Valeant is valued at about $42 billion. If it manages to acquire Allergan its worth will double. In order to be in there with the top five or ten multinational drugmakers its worth would need to double again.

In an interview with Bloomberg, Timothy Chiang, A CRT Capiral Group analyst, working from Stamford in Connecticut, said “ (a Valeant-Allergan combination) would make a lot of sense. The question has always been, it’s not whether Valeant would be interested in buying Allergan, it’s a question of would Allergan sell to Valeant.”

Ackman warns Allergan about a “No” vote

At an investor presentation in Manhattan on Tuesday, Ackman warned Allergan that part of what he does is compel firms “to do the right thing for shareholders. And we have all kinds of ways of making that happen. We will do that here, we are committed to doing that here and we have an enormous financial and reputational (investment to make sure it happens).”

Ackman added that if the takeover bid were to fall through, Allergan’s share value would probably nosedive and it would be facing a string of investor lawsuits. “It’s not where we want to be, it’s not where they want to be,” he emphasized.

Allergan has kept its cards close to its chest, i.e. it has said virtually nothing publicly about how it may respond to the offer. However, most analysts agree with Ackman’s prediction regarding Allergan’s share price if the deal fell through, unless another bidder were to enter the scene.

Allergan adopts ‘poison-pill defense’

On Tuesday evening Allergan said it was adopting a shareholder rights plan that would provide its existing holders with greater voting power on the event of an investor acquiring more than 10% of its stock.

Allergan stressed that the defense mechanism was not adopted to prevent an acquisition of the company. “Rather, the plan aims to provide the board with adequate time to fully assess any proposal.”

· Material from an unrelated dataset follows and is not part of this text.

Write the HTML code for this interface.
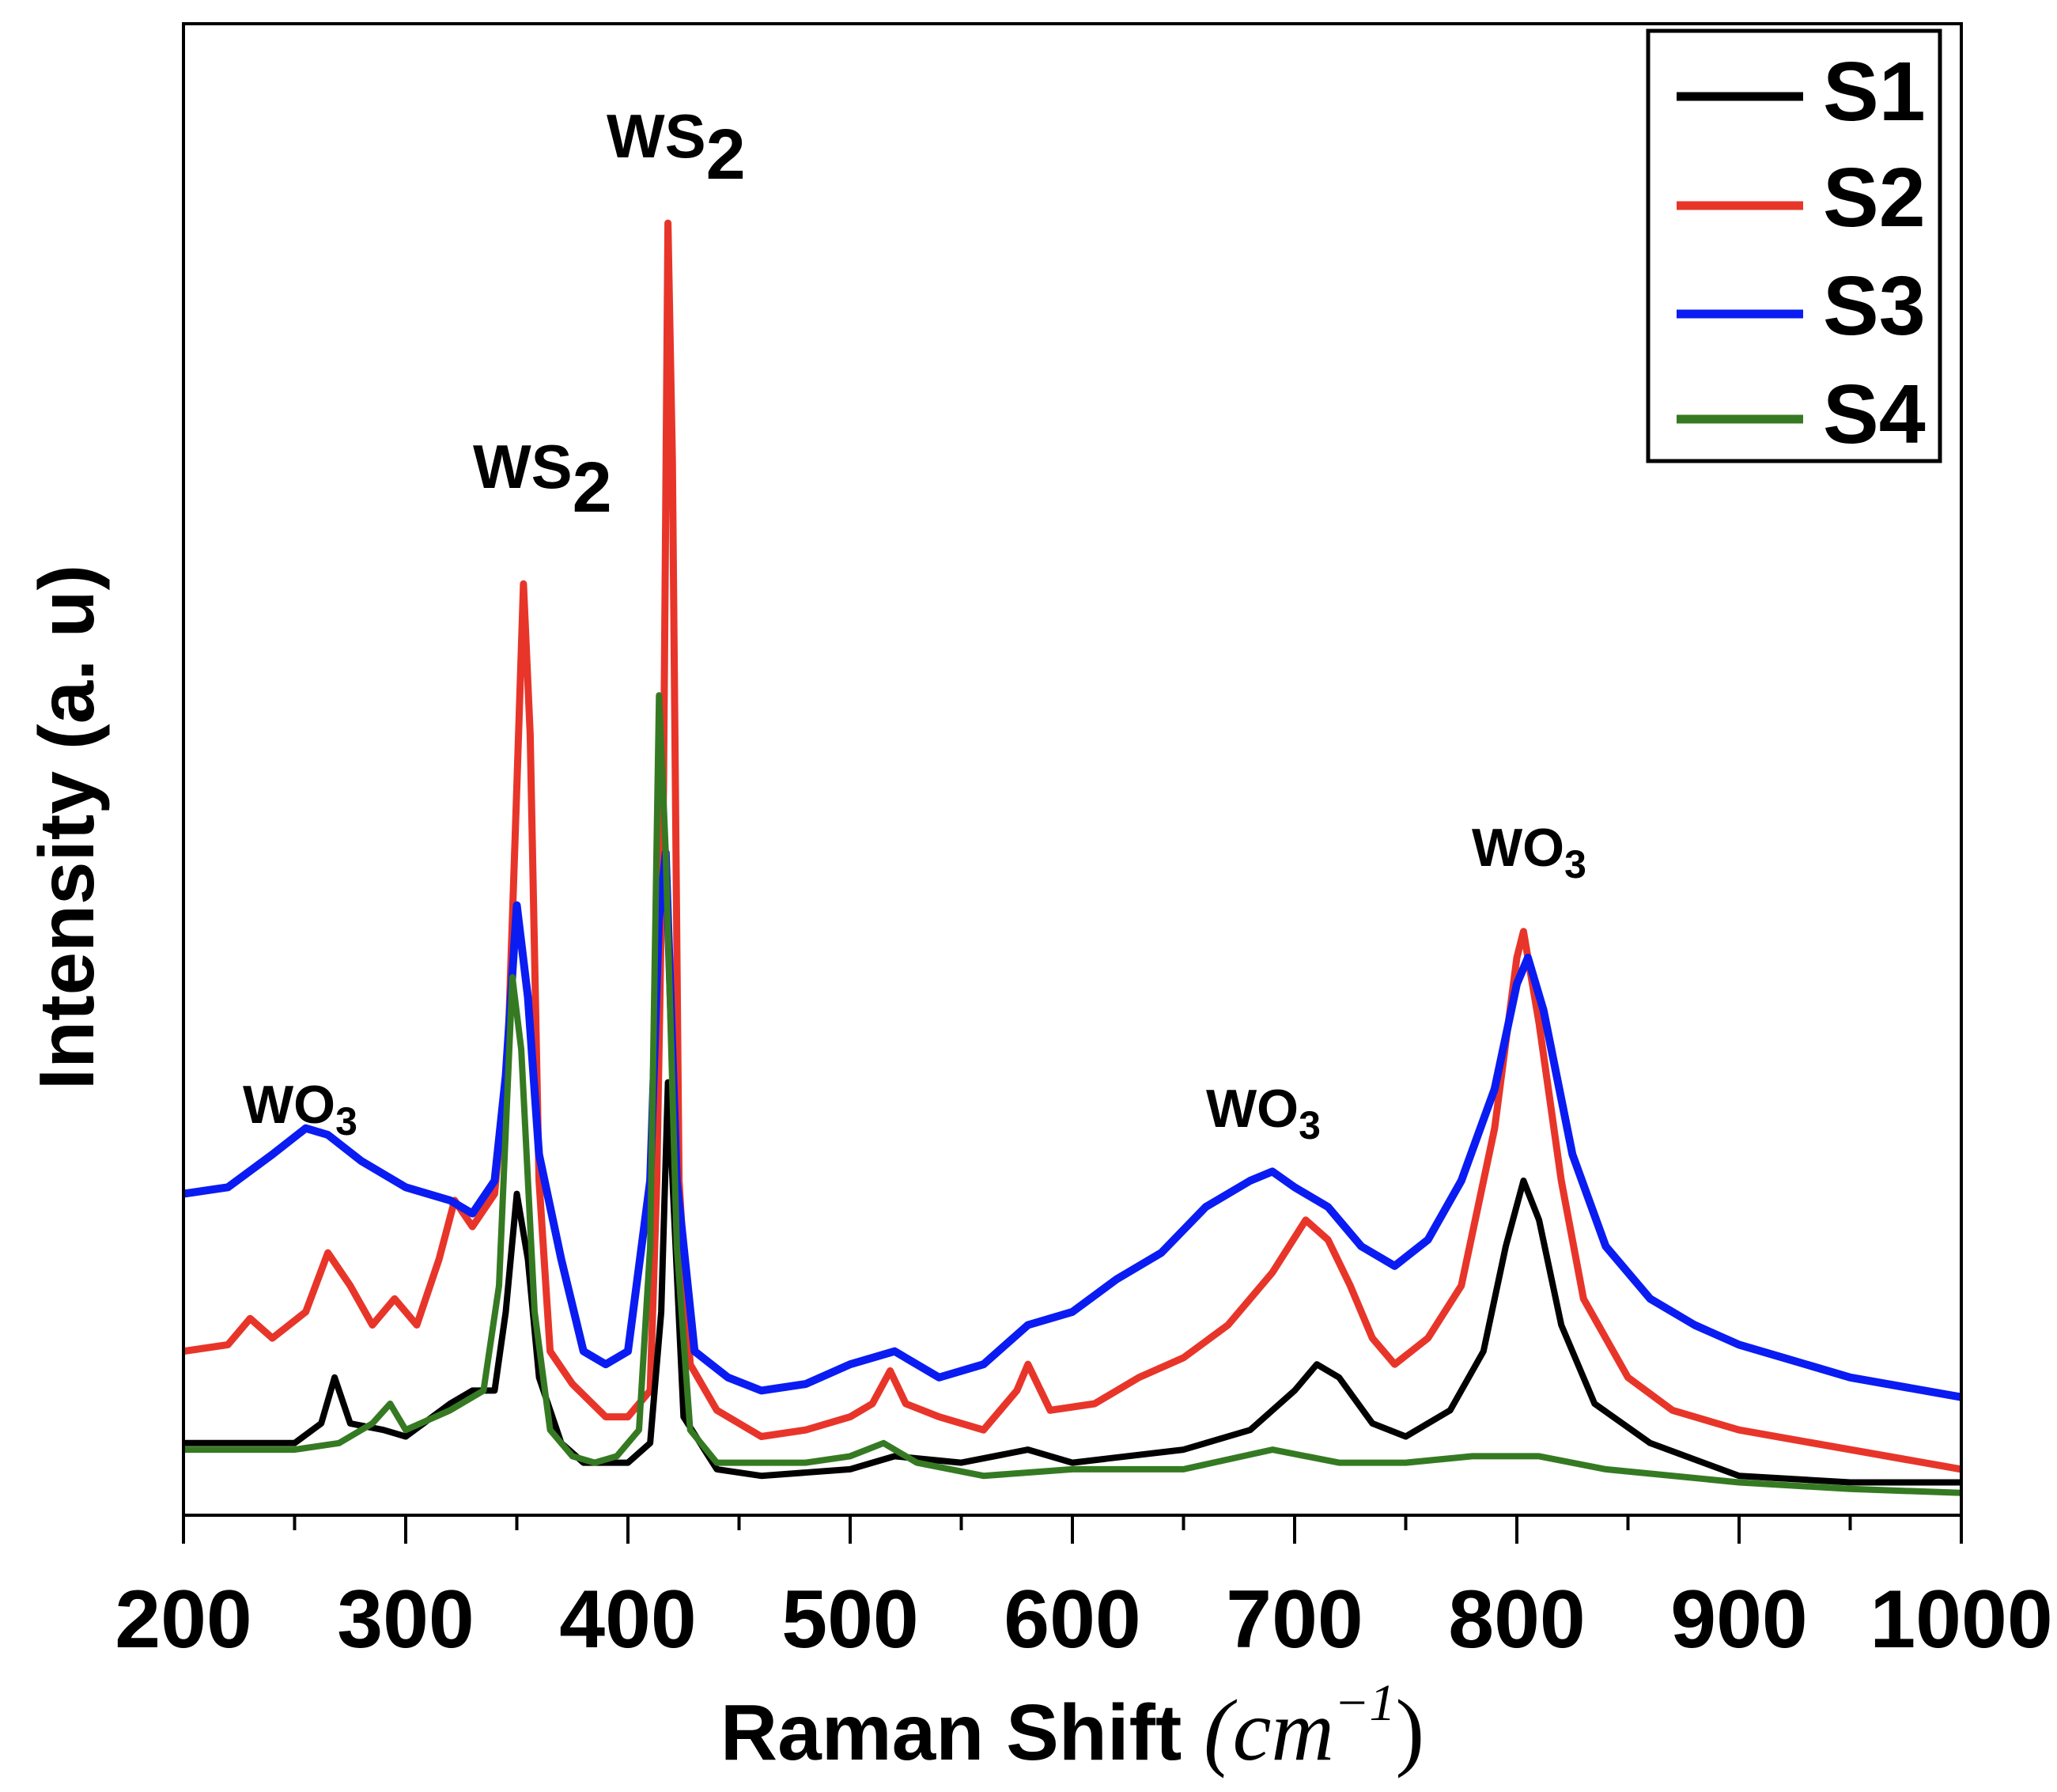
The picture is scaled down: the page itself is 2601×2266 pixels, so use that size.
<!DOCTYPE html>
<html><head><meta charset="utf-8"><style>
html,body{margin:0;padding:0;background:#fff;}
svg{display:block;font-family:"Liberation Sans",Arial,sans-serif;}
</style></head><body>
<svg id="chart" width="2601" height="2266" viewBox="0 0 2601 2266" xmlns="http://www.w3.org/2000/svg">
<g id="plot"></g>
<rect x="232" y="30" width="2248" height="1886" fill="none" stroke="#000" stroke-width="4"/>
<g id="xticks"></g>
<text x="1356" y="2225" text-anchor="middle" font-size="100" font-weight="bold">Raman Shift <tspan font-family="Liberation Serif,serif" font-style="italic" font-weight="normal" font-size="110">(cm</tspan><tspan font-family="Liberation Serif,serif" font-style="italic" font-weight="normal" font-size="66" dy="-50">−1</tspan><tspan font-family="Liberation Serif,serif" font-weight="normal" font-size="110" dy="50">)</tspan></text>
<text transform="translate(118,1046) rotate(-90)" text-anchor="middle" font-size="98" font-weight="bold">Intensity (a. u)</text>
<g font-weight="bold" font-size="78">
<text x="598" y="617">WS<tspan font-size="90" dy="30">2</tspan></text>
<text x="767" y="199">WS<tspan font-size="90" dy="27">2</tspan></text>
<text x="307" y="1420" font-size="68">WO<tspan font-size="50" dy="15">3</tspan></text>
<text x="1525" y="1425" font-size="68">WO<tspan font-size="50" dy="15">3</tspan></text>
<text x="1861" y="1095" font-size="68">WO<tspan font-size="50" dy="15">3</tspan></text>
</g>
<g>
<rect x="2084" y="39" width="369" height="544" fill="#fff" stroke="#000" stroke-width="5"/>
<line x1="2120" y1="122" x2="2280" y2="122" stroke="#000" stroke-width="11"/>
<text x="2305" y="152" font-size="106" font-weight="bold">S1</text>
<line x1="2120" y1="260" x2="2280" y2="260" stroke="#e8352a" stroke-width="11"/>
<text x="2305" y="286" font-size="106" font-weight="bold">S2</text>
<line x1="2120" y1="397" x2="2280" y2="397" stroke="#0a1cf2" stroke-width="11"/>
<text x="2305" y="423" font-size="106" font-weight="bold">S3</text>
<line x1="2120" y1="530" x2="2280" y2="530" stroke="#357a22" stroke-width="11"/>
<text x="2305" y="560" font-size="106" font-weight="bold">S4</text>
</g>
</svg>
<script>
const xTicks=[200,300,400,500,600,700,800,900,1000];
const xMinor=[250,350,450,550,650,750,850,950];
const s1X=[200,250,262,268,275,290,300,320,330,340,345,350,355,360,370,380,400,410,415,418,425,440,460,500,520,550,580,600,650,680,700,710,720,735,750,770,785,795,803,810,820,835,860,900,950,1000];
const s1Y=[55,55,70,105,70,65,60,85,95,95,155,245,195,105,55,40,40,55,155,330,75,35,30,35,45,40,50,40,50,65,95,115,105,70,60,80,125,205,255,225,145,85,55,30,25,25];
const s2X=[200,220,230,240,255,265,275,285,295,305,315,322,330,340,346,350,353,356,360,365,375,390,400,410,413,416,418,420,423,428,440,460,480,500,510,518,525,540,560,575,580,590,610,630,650,670,690,705,715,725,735,745,760,775,790,800,803,810,820,830,850,870,900,950,1000];
const s2Y=[125,130,150,135,155,200,175,145,165,145,195,240,220,245,355,555,710,595,255,125,100,75,75,95,255,555,985,805,255,115,80,60,65,75,85,110,85,75,65,95,115,80,85,105,120,145,185,225,210,175,135,115,135,175,295,425,445,375,255,165,105,80,65,50,35];
const s3X=[200,220,240,255,265,280,300,320,330,340,345,350,355,360,370,380,390,400,410,414,417,422,430,445,460,480,500,520,540,560,580,600,620,640,660,680,690,700,715,730,745,760,775,790,800,805,812,825,840,860,880,900,920,950,1000];
const s3Y=[245,250,275,295,290,270,250,240,230,255,335,465,395,275,195,125,115,125,255,455,505,255,125,105,95,100,115,125,105,115,145,155,180,200,235,255,262,250,235,205,190,210,255,325,405,425,385,275,205,165,145,130,120,105,90];
const s4X=[200,250,270,285,293,300,320,335,342,348,352,358,365,375,385,395,405,410,414,417,422,428,440,480,500,515,530,560,600,650,690,720,750,780,810,840,900,950,1000];
const s4Y=[50,50,55,70,85,65,80,95,175,410,355,155,65,45,40,45,65,205,625,505,205,65,40,40,45,55,40,30,35,35,50,40,40,45,45,35,25,20,17];
const L=232,R=2480,T=30,B=1916,YMAX=1137;
const xs=v=>L+(v-200)/800*(R-L);
const ys=v=>B-v/YMAX*(B-T);
const NS="http://www.w3.org/2000/svg";
const plot=document.getElementById('plot');
const series=[["s2",s2X,s2Y,"#e8352a",9],["s3",s3X,s3Y,"#0a1cf2",10],["s1",s1X,s1Y,"#000",8],["s4",s4X,s4Y,"#357a22",8]];
series.forEach(([n,X,Y,c,w])=>{
  const p=document.createElementNS(NS,'path');
  p.setAttribute('d',X.map((x,i)=>(i?'L':'M')+xs(x).toFixed(1)+','+ys(Y[i]).toFixed(1)).join(''));
  p.setAttribute('fill','none');p.setAttribute('stroke',c);p.setAttribute('stroke-width',w);p.setAttribute('stroke-linejoin','round');
  
  
  plot.appendChild(p);
});
const xt=document.getElementById('xticks');
xTicks.forEach(t=>{
  const l=document.createElementNS(NS,'line');
  l.setAttribute('x1',xs(t));l.setAttribute('x2',xs(t));l.setAttribute('y1',B);l.setAttribute('y2',B+36);
  l.setAttribute('stroke','#000');l.setAttribute('stroke-width',4);
  
  
  xt.appendChild(l);
  const tx=document.createElementNS(NS,'text');
  tx.setAttribute('x',xs(t));tx.setAttribute('y',2083);tx.setAttribute('text-anchor','middle');
  tx.setAttribute('font-size',104);tx.setAttribute('font-weight','bold');
  tx.textContent=t;
  
  
  xt.appendChild(tx);
});
xMinor.forEach(t=>{
  const l=document.createElementNS(NS,'line');
  l.setAttribute('x1',xs(t));l.setAttribute('x2',xs(t));l.setAttribute('y1',B);l.setAttribute('y2',B+19);
  l.setAttribute('stroke','#000');l.setAttribute('stroke-width',4);
  
  
  xt.appendChild(l);
});
</script>
</body></html>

Update – June 11, 2014: Allergan emphatically rejects Valeant’s sweetened $53 billion offer. Pershing Square Capital Management CEO and founder, William Ackman, says he plans to take the offer directly to shareholders and replace Allergan’s board of directors.

Video – What is takeover?

When one company buys another company, we call it a takeover. When two equally-sized firms get together and become one, we refer to it as a merger.